Bagaimana dengan tekanan lingkungan atau atasan?
Kalau lingkungan kotor, ya bisa terpengaruh. Walaupun sudah reformasi dan ruang gerak penyelewengan semakin sempit, mungkin mereka masih bisa nyolong nyolong. Di situlah peran iman itu. Godaan ada terus, dan sistem dibangun untuk mempersempit ruang gerak.
Atau mungkin ada yang perlu dibereskan di proses rekrutmen?
Dalam rekrutmen, kami sudah mencari yang bagus. Tapi kan tidak ada teknik untuk meramal orang ini bakal jadi penjahat atau tidak.
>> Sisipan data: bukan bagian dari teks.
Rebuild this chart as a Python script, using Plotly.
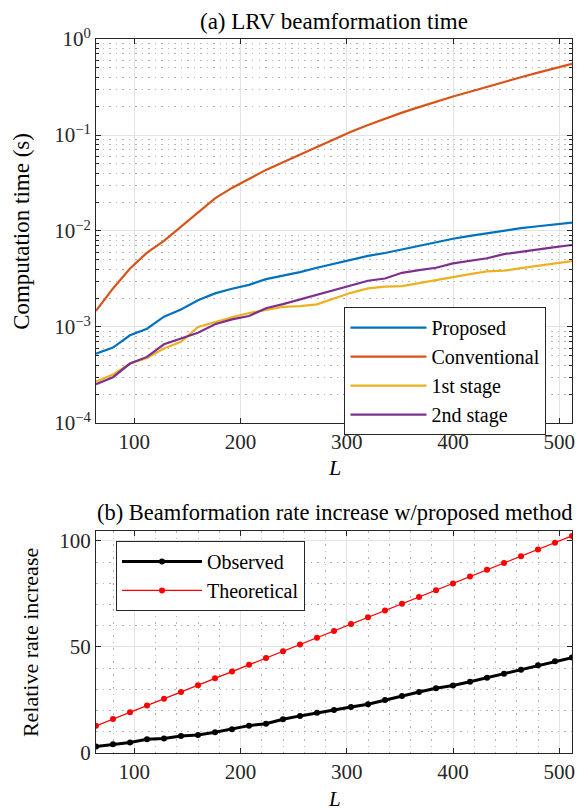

Kiai saja imannya naik turun. Pas kepepet dan kebetulan ada peluang korupsi, ya diambil. Lama lama ketagihan. Apalagi ternyata tidak ketahuan. (Detal wawancaranya bisa dibaca DI SINI).
Kalau kita cermati secara seksama isi apa yang disampaikan oleh Dirjen Pajak tersebut sungguh sangat memprihatinkan. Ternyata seorang pentolan tertinggi di Ditjen Pajaksungguh-sungguh sangat mempunyai logika yang sangat dangkal dan bahkan dia keliru memahami habitat, kondisi dan atmosfir di lingkungan kerjanya. Sehingga dia masih berkeyakinan bahwa reformasi yang dia jalankan di Dirjen Pajak sudah bagus.
Padahal kalau kita telusuri dan kita amati kejahatan dan MARKUS pajak yang dilakukan oleh para oknum karyawan Ditjen Pajak sangat-sangat masif dan hampir dilakukan oleh semua lapisan dan tingkatan.
Coba kita simak kasus pajak yang baru minggu ini terbongkar di Surabaya. Seorang pegawai pajak dan dengan oknum cleaning service kantor pajak Surabaya melakukan penggelapan pajak milik 300 perusahaan dan konon masih ada tiga oknum pegawai pajak yang masih buron. (Baca berita detailnya DI SINI).
Dari kasus-kasus ini mestinya pemerintah bersama-sama DPR harus melakukan reformasi secara "TOTAL" terhadap Ditjen Pajak. Karena kalau reformasi secara "TOTAL" tidak dilakukan maka sumber pemasukan uang negara terbesar dari pajak ini akan hilang. Mumpung masyarakat belum apriori melakukan pembangkangan secara masal tidak mau membayar pajak.
Kalau terjadi aksi pembangkangan masal menolak bayar pajak, maka yang rugi juga semua rakyat Indonesia termasuk di dalamnya para pegawai pajak yang sebagian besar "dipertanyakan" integritasnya oleh sebagian masyarakat. (AM, 19 April 2010).